EXERCISE PROMPT =
Could you output each line of the data that follows exactly?
..........
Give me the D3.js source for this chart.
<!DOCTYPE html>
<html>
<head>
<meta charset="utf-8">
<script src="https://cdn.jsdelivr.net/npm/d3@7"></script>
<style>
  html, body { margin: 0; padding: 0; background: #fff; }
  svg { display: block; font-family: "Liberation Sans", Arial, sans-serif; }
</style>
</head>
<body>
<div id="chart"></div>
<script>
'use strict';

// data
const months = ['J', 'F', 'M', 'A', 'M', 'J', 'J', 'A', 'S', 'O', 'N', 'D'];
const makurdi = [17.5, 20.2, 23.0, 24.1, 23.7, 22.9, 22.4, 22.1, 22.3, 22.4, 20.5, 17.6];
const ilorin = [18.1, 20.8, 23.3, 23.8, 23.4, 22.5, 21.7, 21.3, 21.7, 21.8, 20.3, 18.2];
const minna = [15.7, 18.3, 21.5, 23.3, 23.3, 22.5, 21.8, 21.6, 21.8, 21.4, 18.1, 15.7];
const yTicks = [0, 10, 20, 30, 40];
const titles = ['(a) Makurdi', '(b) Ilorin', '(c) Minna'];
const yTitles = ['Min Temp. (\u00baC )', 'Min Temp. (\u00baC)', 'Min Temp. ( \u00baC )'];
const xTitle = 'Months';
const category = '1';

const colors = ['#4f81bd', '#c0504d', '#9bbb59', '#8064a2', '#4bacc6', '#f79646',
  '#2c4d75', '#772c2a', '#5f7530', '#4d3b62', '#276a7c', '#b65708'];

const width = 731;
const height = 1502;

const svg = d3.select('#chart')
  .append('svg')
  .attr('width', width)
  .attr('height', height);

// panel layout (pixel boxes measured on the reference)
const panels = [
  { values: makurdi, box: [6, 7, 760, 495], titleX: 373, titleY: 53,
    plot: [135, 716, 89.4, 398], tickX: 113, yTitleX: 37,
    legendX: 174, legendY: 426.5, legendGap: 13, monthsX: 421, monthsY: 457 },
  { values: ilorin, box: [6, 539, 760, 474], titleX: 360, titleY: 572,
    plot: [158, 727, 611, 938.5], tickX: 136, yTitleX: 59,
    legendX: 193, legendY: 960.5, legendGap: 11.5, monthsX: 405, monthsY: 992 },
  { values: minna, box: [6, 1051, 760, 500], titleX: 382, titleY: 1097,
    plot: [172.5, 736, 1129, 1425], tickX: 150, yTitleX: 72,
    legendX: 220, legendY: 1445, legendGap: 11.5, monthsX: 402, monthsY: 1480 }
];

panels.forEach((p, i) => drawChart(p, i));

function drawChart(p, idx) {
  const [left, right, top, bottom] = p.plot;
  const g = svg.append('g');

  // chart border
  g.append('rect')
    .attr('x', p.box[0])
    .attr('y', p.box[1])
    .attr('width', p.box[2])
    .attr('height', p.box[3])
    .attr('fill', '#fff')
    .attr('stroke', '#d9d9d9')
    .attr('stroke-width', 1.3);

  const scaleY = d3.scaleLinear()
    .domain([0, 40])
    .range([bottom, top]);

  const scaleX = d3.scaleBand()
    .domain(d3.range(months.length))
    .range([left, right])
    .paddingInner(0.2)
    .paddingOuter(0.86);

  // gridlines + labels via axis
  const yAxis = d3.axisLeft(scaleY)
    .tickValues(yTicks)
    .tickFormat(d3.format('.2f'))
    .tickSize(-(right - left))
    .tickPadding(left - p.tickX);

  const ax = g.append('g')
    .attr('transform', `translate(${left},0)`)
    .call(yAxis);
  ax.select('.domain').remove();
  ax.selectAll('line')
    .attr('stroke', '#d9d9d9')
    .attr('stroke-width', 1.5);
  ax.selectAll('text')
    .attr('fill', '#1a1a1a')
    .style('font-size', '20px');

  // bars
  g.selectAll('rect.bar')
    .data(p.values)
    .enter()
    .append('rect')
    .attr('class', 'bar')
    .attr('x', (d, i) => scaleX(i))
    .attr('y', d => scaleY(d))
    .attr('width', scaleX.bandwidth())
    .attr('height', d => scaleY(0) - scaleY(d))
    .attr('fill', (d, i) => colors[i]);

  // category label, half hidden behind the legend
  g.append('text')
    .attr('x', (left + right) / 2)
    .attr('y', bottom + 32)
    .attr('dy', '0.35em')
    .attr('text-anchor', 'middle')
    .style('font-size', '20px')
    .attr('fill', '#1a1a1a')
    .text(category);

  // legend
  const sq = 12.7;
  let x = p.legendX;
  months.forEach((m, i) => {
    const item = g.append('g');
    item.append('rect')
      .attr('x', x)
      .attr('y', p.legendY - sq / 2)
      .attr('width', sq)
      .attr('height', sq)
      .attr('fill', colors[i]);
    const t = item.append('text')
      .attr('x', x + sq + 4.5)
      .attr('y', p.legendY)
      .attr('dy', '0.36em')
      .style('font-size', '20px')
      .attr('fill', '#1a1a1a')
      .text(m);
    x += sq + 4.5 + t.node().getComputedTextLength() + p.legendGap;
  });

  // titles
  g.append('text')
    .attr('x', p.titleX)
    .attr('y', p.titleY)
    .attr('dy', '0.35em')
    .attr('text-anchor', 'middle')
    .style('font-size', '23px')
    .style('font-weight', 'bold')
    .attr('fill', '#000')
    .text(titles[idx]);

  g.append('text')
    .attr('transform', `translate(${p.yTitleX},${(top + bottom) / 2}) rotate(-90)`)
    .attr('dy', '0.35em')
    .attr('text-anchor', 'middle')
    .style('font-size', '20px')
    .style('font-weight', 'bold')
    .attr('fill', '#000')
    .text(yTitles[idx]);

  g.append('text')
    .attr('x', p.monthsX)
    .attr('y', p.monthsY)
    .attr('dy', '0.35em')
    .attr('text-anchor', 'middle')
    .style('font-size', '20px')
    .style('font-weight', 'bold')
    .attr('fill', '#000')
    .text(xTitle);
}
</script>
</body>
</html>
..........
RESULT FOR THIS EXERCISE =
Give me the D3.js source for this chart.
<!DOCTYPE html>
<html>
<head>
<meta charset="utf-8">
<script src="https://cdn.jsdelivr.net/npm/d3@7"></script>
<style>
  html, body { margin: 0; padding: 0; background: #fff; }
  svg { display: block; font-family: "Liberation Sans", Arial, sans-serif; }
</style>
</head>
<body>
<div id="chart"></div>
<script>
'use strict';

// data
const months = ['J', 'F', 'M', 'A', 'M', 'J', 'J', 'A', 'S', 'O', 'N', 'D'];
const makurdi = [17.5, 20.2, 23.0, 24.1, 23.7, 22.9, 22.4, 22.1, 22.3, 22.4, 20.5, 17.6];
const ilorin = [18.1, 20.8, 23.3, 23.8, 23.4, 22.5, 21.7, 21.3, 21.7, 21.8, 20.3, 18.2];
const minna = [15.7, 18.3, 21.5, 23.3, 23.3, 22.5, 21.8, 21.6, 21.8, 21.4, 18.1, 15.7];
const yTicks = [0, 10, 20, 30, 40];
const titles = ['(a) Makurdi', '(b) Ilorin', '(c) Minna'];
const yTitles = ['Min Temp. (\u00baC )', 'Min Temp. (\u00baC)', 'Min Temp. ( \u00baC )'];
const xTitle = 'Months';
const category = '1';

const colors = ['#4f81bd', '#c0504d', '#9bbb59', '#8064a2', '#4bacc6', '#f79646',
  '#2c4d75', '#772c2a', '#5f7530', '#4d3b62', '#276a7c', '#b65708'];

const width = 731;
const height = 1502;

const svg = d3.select('#chart')
  .append('svg')
  .attr('width', width)
  .attr('height', height);

// panel layout (pixel boxes measured on the reference)
const panels = [
  { values: makurdi, box: [6, 7, 760, 495], titleX: 373, titleY: 53,
    plot: [135, 716, 89.4, 398], tickX: 113, yTitleX: 37,
    legendX: 174, legendY: 426.5, legendGap: 13, monthsX: 421, monthsY: 457 },
  { values: ilorin, box: [6, 539, 760, 474], titleX: 360, titleY: 572,
    plot: [158, 727, 611, 938.5], tickX: 136, yTitleX: 59,
    legendX: 193, legendY: 960.5, legendGap: 11.5, monthsX: 405, monthsY: 992 },
  { values: minna, box: [6, 1051, 760, 500], titleX: 382, titleY: 1097,
    plot: [172.5, 736, 1129, 1425], tickX: 150, yTitleX: 72,
    legendX: 220, legendY: 1445, legendGap: 11.5, monthsX: 402, monthsY: 1480 }
];

panels.forEach((p, i) => drawChart(p, i));

function drawChart(p, idx) {
  const [left, right, top, bottom] = p.plot;
  const g = svg.append('g');

  // chart border
  g.append('rect')
    .attr('x', p.box[0])
    .attr('y', p.box[1])
    .attr('width', p.box[2])
    .attr('height', p.box[3])
    .attr('fill', '#fff')
    .attr('stroke', '#d9d9d9')
    .attr('stroke-width', 1.3);

  const scaleY = d3.scaleLinear()
    .domain([0, 40])
    .range([bottom, top]);

  const scaleX = d3.scaleBand()
    .domain(d3.range(months.length))
    .range([left, right])
    .paddingInner(0.2)
    .paddingOuter(0.86);

  // gridlines + labels via axis
  const yAxis = d3.axisLeft(scaleY)
    .tickValues(yTicks)
    .tickFormat(d3.format('.2f'))
    .tickSize(-(right - left))
    .tickPadding(left - p.tickX);

  const ax = g.append('g')
    .attr('transform', `translate(${left},0)`)
    .call(yAxis);
  ax.select('.domain').remove();
  ax.selectAll('line')
    .attr('stroke', '#d9d9d9')
    .attr('stroke-width', 1.5);
  ax.selectAll('text')
    .attr('fill', '#1a1a1a')
    .style('font-size', '20px');

  // bars
  g.selectAll('rect.bar')
    .data(p.values)
    .enter()
    .append('rect')
    .attr('class', 'bar')
    .attr('x', (d, i) => scaleX(i))
    .attr('y', d => scaleY(d))
    .attr('width', scaleX.bandwidth())
    .attr('height', d => scaleY(0) - scaleY(d))
    .attr('fill', (d, i) => colors[i]);

  // category label, half hidden behind the legend
  g.append('text')
    .attr('x', (left + right) / 2)
    .attr('y', bottom + 32)
    .attr('dy', '0.35em')
    .attr('text-anchor', 'middle')
    .style('font-size', '20px')
    .attr('fill', '#1a1a1a')
    .text(category);

  // legend
  const sq = 12.7;
  let x = p.legendX;
  months.forEach((m, i) => {
    const item = g.append('g');
    item.append('rect')
      .attr('x', x)
      .attr('y', p.legendY - sq / 2)
      .attr('width', sq)
      .attr('height', sq)
      .attr('fill', colors[i]);
    const t = item.append('text')
      .attr('x', x + sq + 4.5)
      .attr('y', p.legendY)
      .attr('dy', '0.36em')
      .style('font-size', '20px')
      .attr('fill', '#1a1a1a')
      .text(m);
    x += sq + 4.5 + t.node().getComputedTextLength() + p.legendGap;
  });

  // titles
  g.append('text')
    .attr('x', p.titleX)
    .attr('y', p.titleY)
    .attr('dy', '0.35em')
    .attr('text-anchor', 'middle')
    .style('font-size', '23px')
    .style('font-weight', 'bold')
    .attr('fill', '#000')
    .text(titles[idx]);

  g.append('text')
    .attr('transform', `translate(${p.yTitleX},${(top + bottom) / 2}) rotate(-90)`)
    .attr('dy', '0.35em')
    .attr('text-anchor', 'middle')
    .style('font-size', '20px')
    .style('font-weight', 'bold')
    .attr('fill', '#000')
    .text(yTitles[idx]);

  g.append('text')
    .attr('x', p.monthsX)
    .attr('y', p.monthsY)
    .attr('dy', '0.35em')
    .attr('text-anchor', 'middle')
    .style('font-size', '20px')
    .style('font-weight', 'bold')
    .attr('fill', '#000')
    .text(xTitle);
}
</script>
</body>
</html>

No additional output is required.